2002 The Muppets compilation album

The Muppet Show: Music, Mayhem, and More is a Muppets soundtrack/compilation album released in 2002 by Rhino and Jim Henson Home Entertainment. Its release commemorates the 25th anniversary of The Muppet Show.

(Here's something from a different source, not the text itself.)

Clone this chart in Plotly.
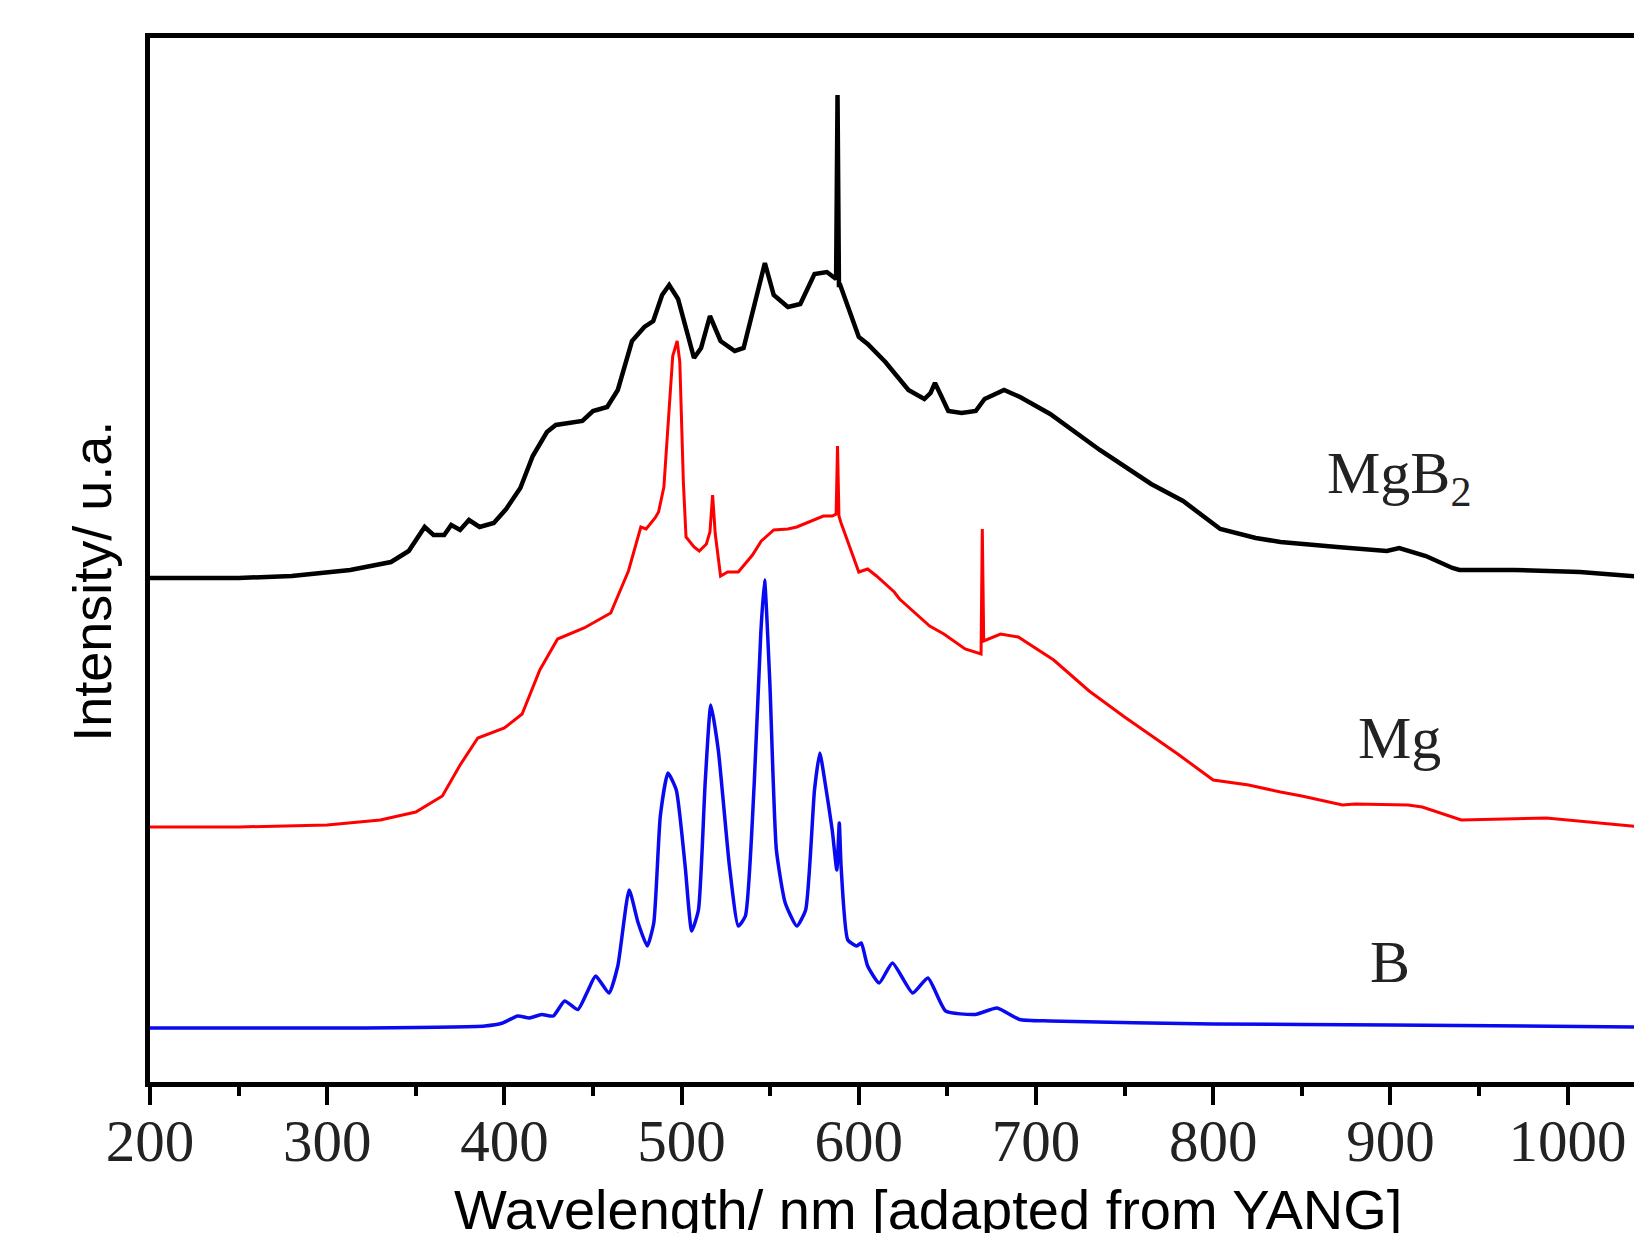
import plotly.graph_objects as go

# ---- data (wavelength nm, intensity a.u.) ----
mgb2_x = [200, 250, 280, 300, 313, 336, 346, 355, 360, 366, 370, 375, 380, 386, 394, 401, 409, 416,
          424, 429, 444, 450, 458, 464, 472, 479, 484, 489, 493, 498, 507, 511, 516, 522, 530, 535,
          542, 547, 552, 560, 567, 575, 582, 586.5, 587.2, 588, 588.8, 589.5, 600, 605, 615, 628,
          637, 640.5, 643, 646, 650.5, 658, 666, 671, 682, 691, 701, 708, 736, 765, 783, 804, 824,
          838, 870, 898, 905, 920, 935, 939, 970, 1007, 1042]
mgb2_y = [504, 504, 506, 509, 512, 520, 531, 555, 547, 547, 557, 552, 562, 555, 559, 573, 594, 626,
          650, 657, 661, 671, 675, 692, 741, 755, 761, 787, 797, 783, 724, 734, 766, 741, 731, 734,
          783, 819, 787, 775, 778, 808, 810, 803, 803, 987, 797, 797, 745, 738, 720, 692,
          683, 689, 699, 688, 671, 669, 671, 683, 692, 685, 675, 668, 632, 598, 581, 553, 544,
          540, 535, 531, 534, 526, 514, 512, 512, 510, 505]

mg_x = [200, 250, 300, 330, 350, 365, 375, 385, 400, 410, 420, 430, 445, 460, 470, 477, 480, 485,
        487, 490, 495, 497.5, 499, 501, 502.5, 507, 510, 514, 516, 517.5, 519, 522, 526, 532, 540,
        545, 552, 560, 565, 575, 580, 585, 587.2, 588, 588.8, 590, 600, 605, 610, 620, 623, 640,
        648, 660, 669, 669.7, 670.5, 680, 690, 710, 730, 750, 780, 800, 820, 838, 850, 873, 880,
        910, 918, 940, 988, 1042]
mg_y = [255, 255, 257, 262, 270, 286, 317, 344, 354, 368, 412, 443, 454, 469, 511, 555, 553, 564,
        570, 595, 726, 741, 720, 600, 545, 535, 531, 538, 550, 587, 548, 506, 510, 510, 527,
        541, 552, 553, 555, 562, 566, 566, 568, 636, 566, 559, 510, 513, 506, 490, 483, 456,
        448, 433, 428, 553, 441, 448, 445, 422, 391, 365, 328, 302, 297, 290, 286, 277, 278,
        277, 275, 262, 264, 255]

b_x = [200, 313, 389, 399, 407.5, 414, 421, 427.6, 434, 441.5, 446.5, 451.5, 459, 464, 470.4, 475.5,
       480.6, 484.3, 488, 492.3, 497, 502, 505.7, 509.5, 513.3, 516.5, 520.7, 527, 532, 536, 541,
       544.7, 546.8, 549.8, 553.5, 558.5, 565, 570, 575, 578, 581, 585, 587.6, 589, 590, 593.8,
       598.9, 601.4, 605, 611.5, 619, 630.4, 639, 649, 665.7, 678, 690.8, 708, 800, 900, 1042]
b_y = [54, 54, 56, 59, 66, 64, 67.5, 66, 81, 72.5, 89, 106, 89, 116, 192, 159,
       136, 159, 266, 309, 292, 216, 151, 172, 299, 377, 332, 216, 156, 166, 299,
       449, 502, 399, 232, 179, 156, 172, 292, 329, 299, 252, 212, 259, 216, 142,
       136, 139, 116, 99, 119, 89, 104, 71, 67.5, 74, 62.5, 61, 58, 57, 55]

x_ticks = [200, 300, 400, 500, 600, 700, 800, 900, 1000]
labels = ["MgB<sub>2</sub>", "Mg", "B"]
label_x = [905, 905, 900]
label_y = [605, 344, 120]

fig = go.Figure()
fig.add_trace(go.Scatter(x=mgb2_x, y=mgb2_y, mode="lines", name="MgB2",
                         line=dict(color="#000000", width=4.5)))
fig.add_trace(go.Scatter(x=mg_x, y=mg_y, mode="lines", name="Mg",
                         line=dict(color="#ff0000", width=3)))
fig.add_trace(go.Scatter(x=b_x, y=b_y, mode="lines", name="B",
                         line=dict(color="#0a0af0", width=3.5, shape="spline", smoothing=0.5)))

for t, lx, ly in zip(labels, label_x, label_y):
    fig.add_annotation(x=lx, y=ly, text=t, showarrow=False, xanchor="center", yanchor="middle",
                       font=dict(family="Liberation Serif", size=60, color="#222222"))

fig.add_annotation(xref="paper", yref="paper", x=-0.0389, y=0.48, text="Intensity/ u.a.",
                   textangle=-90, showarrow=False, xanchor="center", yanchor="middle",
                   font=dict(family="Liberation Sans", size=54, color="#000000"))
fig.add_annotation(xref="paper", yref="paper", x=0.5214, y=-0.1217,
                   text="Wavelength/ nm [adapted from YANG]",
                   showarrow=False, xanchor="center", yanchor="middle",
                   font=dict(family="Liberation Sans", size=56, color="#000000"))

fig.update_layout(
    width=1642, height=1233,
    margin=dict(l=142, r=8, t=30, b=159),
    paper_bgcolor="white", plot_bgcolor="white",
    showlegend=False,
    xaxis=dict(
        range=[200, 1042], tickvals=x_ticks, ticktext=[str(v) for v in x_ticks],
        showgrid=False, zeroline=False,
        showline=True, linecolor="black", linewidth=5, mirror=True,
        ticks="outside", ticklen=18, tickwidth=4, tickcolor="black",
        minor=dict(dtick=50, ticks="outside", ticklen=9, tickwidth=4, tickcolor="black", showgrid=False),
        tickfont=dict(family="Liberation Serif", size=59, color="#222222"),
        ticklabelstandoff=-15,
    ),
    yaxis=dict(
        range=[0, 1044], showgrid=False, zeroline=False, showticklabels=False, ticks="",
        showline=True, linecolor="black", linewidth=5, mirror=False,
    ),
)

fig.write_html("out.html")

Although the disc is considered a Muppet Show and Muppets soundtrack collection, it includes two tracks that originated on Sesame Street ("Mahna Mahna" and "Bein' Green").

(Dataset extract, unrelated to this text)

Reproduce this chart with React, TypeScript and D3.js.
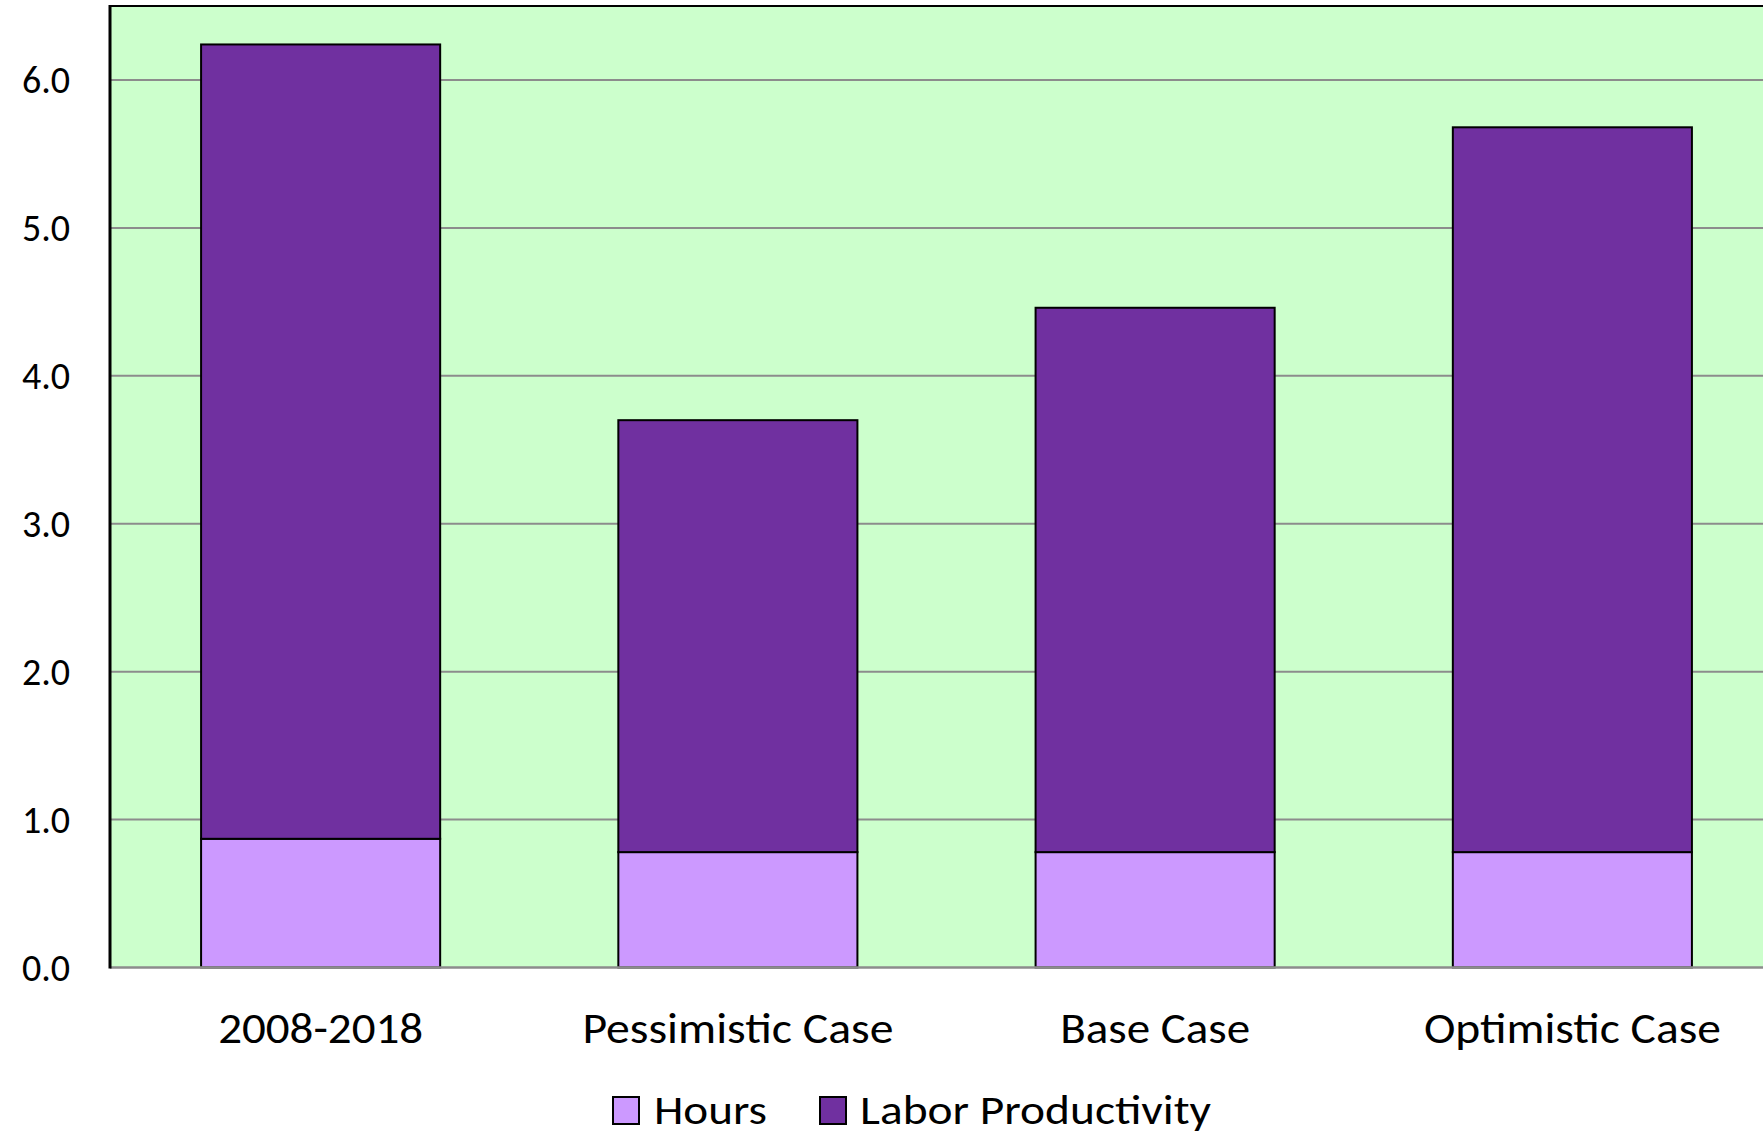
import React from "react";
import * as d3 from "d3";

const categories = ["2008-2018", "Pessimistic Case", "Base Case", "Optimistic Case"];
const hours = [0.87, 0.78, 0.78, 0.78];
const laborProductivity = [5.37, 2.92, 3.68, 4.9];
const yTicks = [0, 1, 2, 3, 4, 5, 6];
const seriesNames = ["Hours", "Labor Productivity"];
const seriesColors = ["#CC99FF", "#7030A0"];
const categoryLabelWidths = [205, 311, 190, 297];
const legendLabelWidths = [113, 351];

const W = 1763;
const H = 1131;
const plotLeft = 110;
const plotRight = 1779;
const plotTop = 6;
const plotBottom = 967.5;
const FONT = "Carlito, Calibri, Lato, 'Open Sans', sans-serif";

export default function App() {
  const x = d3
    .scaleBand<string>()
    .domain(categories)
    .range([plotLeft + 2, plotRight + 2])
    .paddingInner(0.427)
    .paddingOuter(0.2135);
  const y = d3.scaleLinear().domain([0, 6.5]).range([plotBottom, plotTop]);

  const stackData = categories.map((c, i) => ({
    cat: c,
    Hours: hours[i],
    "Labor Productivity": laborProductivity[i],
  }));
  const stack = d3.stack<any>().keys(seriesNames)(stackData);

  const legendItems = [
    { rx: 613, tx: 654 },
    { rx: 820, tx: 860 },
  ];

  return (
    <svg
      width={W}
      height={H}
      style={{ position: "absolute", left: 0, top: 0, display: "block", background: "#fff" }}
    >
      <rect
        x={plotLeft}
        y={plotTop}
        width={plotRight - plotLeft}
        height={plotBottom - plotTop}
        fill="#CCFFCC"
      />
      {yTicks
        .filter((t) => t > 0)
        .map((t) => (
          <line
            key={t}
            x1={plotLeft}
            x2={plotRight}
            y1={y(t)}
            y2={y(t)}
            stroke="#8C8C8C"
            strokeWidth={2}
          />
        ))}
      {stack.map((layer, si) =>
        layer.map((d, i) => (
          <rect
            key={`${si}-${i}`}
            x={x(categories[i])!}
            y={y(d[1])}
            width={x.bandwidth()}
            height={y(d[0]) - y(d[1])}
            fill={seriesColors[si]}
            stroke="#000"
            strokeWidth={2}
          />
        ))
      )}
      <line x1={plotLeft} x2={plotRight} y1={plotTop} y2={plotTop} stroke="#000" strokeWidth={2} />
      <line x1={plotLeft} x2={plotRight} y1={plotBottom} y2={plotBottom} stroke="#8C8C8C" strokeWidth={2.5} />
      <line x1={plotLeft} x2={plotLeft} y1={plotTop - 1} y2={plotBottom + 1} stroke="#000" strokeWidth={3} />
      {yTicks.map((t) => (
        <text
          key={t}
          x={70}
          y={y(t) + 13}
          textAnchor="end"
          fontFamily={FONT}
          fontSize={38}
          fill="#000"
        >
          {t.toFixed(1)}
        </text>
      ))}
      {categories.map((c, i) => (
        <text
          key={c}
          x={x(c)! + x.bandwidth() / 2}
          y={1043}
          textAnchor="middle"
          fontFamily={FONT}
          fontSize={43}
          fill="#000"
          textLength={categoryLabelWidths[i]}
          lengthAdjust="spacingAndGlyphs"
        >
          {c}
        </text>
      ))}
      {seriesNames.map((s, i) => (
        <g key={s}>
          <rect
            x={legendItems[i].rx}
            y={1097}
            width={26}
            height={27}
            fill={seriesColors[i]}
            stroke="#000"
            strokeWidth={2}
          />
          <text
            x={legendItems[i].tx}
            y={1124}
            fontFamily={FONT}
            fontSize={42}
            fill="#000"
            textLength={legendLabelWidths[i]}
            lengthAdjust="spacingAndGlyphs"
          >
            {s}
          </text>
        </g>
      ))}
    </svg>
  );
}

This was the last Muppet album produced before The Walt Disney Company's acquisition of the Muppets in 2004; since then Muppet albums have been released by Walt Disney Records.

==Track listing==

Track Listing
| No. | Title | Writer(s) | Artist(s) | Length |
|---|---|---|---|---|
| 1. | "The Muppet Show Theme" | Sam Pottle, Jim Henson | The Muppets | 0:55 |
| 2. | "Mahna Mahna/Lullaby of Birdland" | Piero Umiliani, George Shearing, George David Weiss | Mahna Mahna and the Snowths | 2:17 |
| 3. | "There's a New Sound" | Tony Burello | Scooter | 4:29 |
| 4. | "The Amazing Marvin Suggs and His Muppaphone Play 'Lady Of Spain'" | Stanley Damerell, Tolchard Evans, Robert Hargreaves, Henry Tilsley | Marvin Suggs | 1:38 |
| 5. | "Trees" | Joyce Kilmer, Oscar Rabach | Sam the Eagle, Wayne and Wanda | 0:40 |
| 6. | "A Monologue by Fozzie Bear" | Dialogue: Jerry Juhl, Jim Henson, Frank Oz | Fozzie Bear and Kermit the Frog | 1:51 |
| 7. | "Bein' Green" | Joe Raposo | Kermit | 2:13 |
| 8. | "Simon Smith and His Amazing Dancing Bear" | Randy Newman | Scooter and Fozzie Bear | 1:57 |
| 9. | "Tenderly" | Walter Gross, Jack Lawrence | Dr. Teeth and the Electric Mayhem | 2:00 |
| 10. | "Wishing Song" | Paul Tracey | Gonzo the Great | 2:28 |
| 11. | "What Now My Love?" | Gilbert Bécaud, Pierre Delanoë | Miss Piggy | 2:17 |
| 12. | "Happy Feet" | Milton Ager, Jack Yellen | Kermit and Frog Chorus | 1:38 |
| 13. | "We Got Us" | Walter Marks | The Muppets | 1:24 |
| 14. | "Closing Theme (Instrumental)" | Pottle, Henson | Dr. Teeth and the Electric Mayhem | 0:57 |
| 15. | "Rainbow Connection" | Paul Williams, Kenneth Ascher | Kermit | 3:16 |
| 16. | "Movin' Right Along" | Williams, Ascher | Kermit and Fozzie | 2:57 |
| 17. | "Can You Picture That?" | Williams, Ascher | Dr. Teeth and the Electric Mayhem | 2:31 |
| 18. | "Finale: The Magic Store" | Williams, Ascher | The Muppets | 5:19 |
| 19. | "Hey A Movie!" | Raposo | Kermit | 2:41 |
| 20. | "Happiness Hotel" | Raposo | The Muppets | 3:05 |
| 21. | "The First Time It Happens" | Raposo | Miss Piggy and Kermit | 4:12 |
| 22. | "Together Again" | Jeff Moss | Kermit, Miss Piggy, Fozzie and The Muppets | 2:53 |
| 23. | "I'm Gonna Always Love You" | Moss | Miss Piggy, Kermit, Fozzie, Rowlf the Dog, Scooter, Gonzo | 2:57 |
| 24. | "He'll Make Me Happy" | Moss | Kermit, Miss Piggy, and the Muppets | 2:05 |
| 25. | "One More Sleep 'Til Christmas" | Williams | Kermit | 2:49 |
| 26. | "Love Led Us Here" | Barry Mann, Cynthia Weil | Kermit and Miss Piggy | 2:22 |
| 27. | "I'm Going to Go Back There Someday" | Williams, Ascher | Gonzo | 3:29 |

==Reception==
Allmusic found that the mix of Muppet Show and Muppet movie music to be off-putting, saying, "Many listeners may find that the paltry amount of material from The Muppet Show merely whets their appetite for more. The soundtracks (apart from The Muppet Movie) don't pack the same combination of energy, laughs, and pathos that the TV show did; they try too hard to be statements or big emotional moments and lack the effortless grace of The Muppet Show."